═════ Information shown

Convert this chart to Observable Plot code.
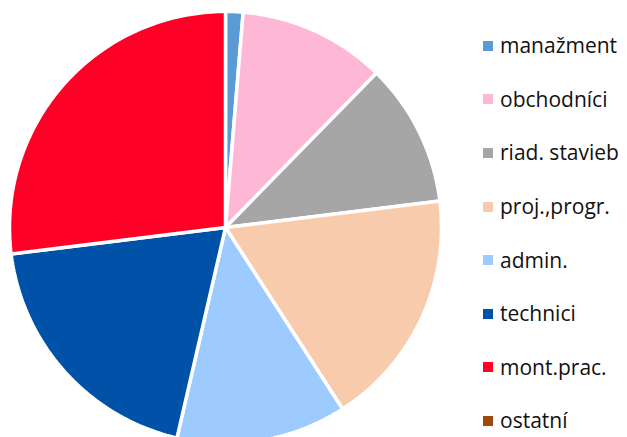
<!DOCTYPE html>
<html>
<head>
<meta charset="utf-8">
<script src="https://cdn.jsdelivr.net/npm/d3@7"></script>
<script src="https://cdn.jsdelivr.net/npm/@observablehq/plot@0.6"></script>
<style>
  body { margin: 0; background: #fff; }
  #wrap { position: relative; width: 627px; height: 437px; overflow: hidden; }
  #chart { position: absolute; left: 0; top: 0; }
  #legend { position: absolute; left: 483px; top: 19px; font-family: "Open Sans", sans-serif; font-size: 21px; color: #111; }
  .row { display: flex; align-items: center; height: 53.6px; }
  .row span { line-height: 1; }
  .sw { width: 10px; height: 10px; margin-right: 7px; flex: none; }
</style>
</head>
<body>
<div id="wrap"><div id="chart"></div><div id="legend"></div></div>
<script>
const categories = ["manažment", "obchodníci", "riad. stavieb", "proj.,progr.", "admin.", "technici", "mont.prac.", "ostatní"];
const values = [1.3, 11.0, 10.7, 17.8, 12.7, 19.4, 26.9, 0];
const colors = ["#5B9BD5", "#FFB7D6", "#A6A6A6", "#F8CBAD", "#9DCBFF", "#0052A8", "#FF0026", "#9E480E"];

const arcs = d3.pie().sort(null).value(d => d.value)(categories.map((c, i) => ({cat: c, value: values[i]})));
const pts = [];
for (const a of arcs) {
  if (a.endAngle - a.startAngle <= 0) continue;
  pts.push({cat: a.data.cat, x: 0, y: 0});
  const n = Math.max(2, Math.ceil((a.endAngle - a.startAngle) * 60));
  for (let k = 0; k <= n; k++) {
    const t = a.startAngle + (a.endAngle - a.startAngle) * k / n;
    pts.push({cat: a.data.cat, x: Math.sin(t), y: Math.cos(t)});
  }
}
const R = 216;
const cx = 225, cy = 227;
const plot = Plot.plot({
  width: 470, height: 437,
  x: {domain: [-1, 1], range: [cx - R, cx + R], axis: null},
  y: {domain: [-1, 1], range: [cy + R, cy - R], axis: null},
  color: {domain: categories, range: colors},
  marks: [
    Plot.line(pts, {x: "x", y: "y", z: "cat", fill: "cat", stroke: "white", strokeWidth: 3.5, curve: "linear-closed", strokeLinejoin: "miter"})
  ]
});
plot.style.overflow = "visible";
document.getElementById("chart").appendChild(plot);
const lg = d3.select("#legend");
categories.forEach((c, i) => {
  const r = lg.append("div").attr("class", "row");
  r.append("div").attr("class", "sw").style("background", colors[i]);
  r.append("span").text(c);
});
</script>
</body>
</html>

══════════

**Prompt**. Write out the whole listing exactly, and drop the pictures.

**Final answer**.
Convert this chart to Observable Plot code.
<!DOCTYPE html>
<html>
<head>
<meta charset="utf-8">
<script src="https://cdn.jsdelivr.net/npm/d3@7"></script>
<script src="https://cdn.jsdelivr.net/npm/@observablehq/plot@0.6"></script>
<style>
  body { margin: 0; background: #fff; }
  #wrap { position: relative; width: 627px; height: 437px; overflow: hidden; }
  #chart { position: absolute; left: 0; top: 0; }
  #legend { position: absolute; left: 483px; top: 19px; font-family: "Open Sans", sans-serif; font-size: 21px; color: #111; }
  .row { display: flex; align-items: center; height: 53.6px; }
  .row span { line-height: 1; }
  .sw { width: 10px; height: 10px; margin-right: 7px; flex: none; }
</style>
</head>
<body>
<div id="wrap"><div id="chart"></div><div id="legend"></div></div>
<script>
const categories = ["manažment", "obchodníci", "riad. stavieb", "proj.,progr.", "admin.", "technici", "mont.prac.", "ostatní"];
const values = [1.3, 11.0, 10.7, 17.8, 12.7, 19.4, 26.9, 0];
const colors = ["#5B9BD5", "#FFB7D6", "#A6A6A6", "#F8CBAD", "#9DCBFF", "#0052A8", "#FF0026", "#9E480E"];

const arcs = d3.pie().sort(null).value(d => d.value)(categories.map((c, i) => ({cat: c, value: values[i]})));
const pts = [];
for (const a of arcs) {
  if (a.endAngle - a.startAngle <= 0) continue;
  pts.push({cat: a.data.cat, x: 0, y: 0});
  const n = Math.max(2, Math.ceil((a.endAngle - a.startAngle) * 60));
  for (let k = 0; k <= n; k++) {
    const t = a.startAngle + (a.endAngle - a.startAngle) * k / n;
    pts.push({cat: a.data.cat, x: Math.sin(t), y: Math.cos(t)});
  }
}
const R = 216;
const cx = 225, cy = 227;
const plot = Plot.plot({
  width: 470, height: 437,
  x: {domain: [-1, 1], range: [cx - R, cx + R], axis: null},
  y: {domain: [-1, 1], range: [cy + R, cy - R], axis: null},
  color: {domain: categories, range: colors},
  marks: [
    Plot.line(pts, {x: "x", y: "y", z: "cat", fill: "cat", stroke: "white", strokeWidth: 3.5, curve: "linear-closed", strokeLinejoin: "miter"})
  ]
});
plot.style.overflow = "visible";
document.getElementById("chart").appendChild(plot);
const lg = d3.select("#legend");
categories.forEach((c, i) => {
  const r = lg.append("div").attr("class", "row");
  r.append("div").attr("class", "sw").style("background", colors[i]);
  r.append("span").text(c);
});
</script>
</body>
</html>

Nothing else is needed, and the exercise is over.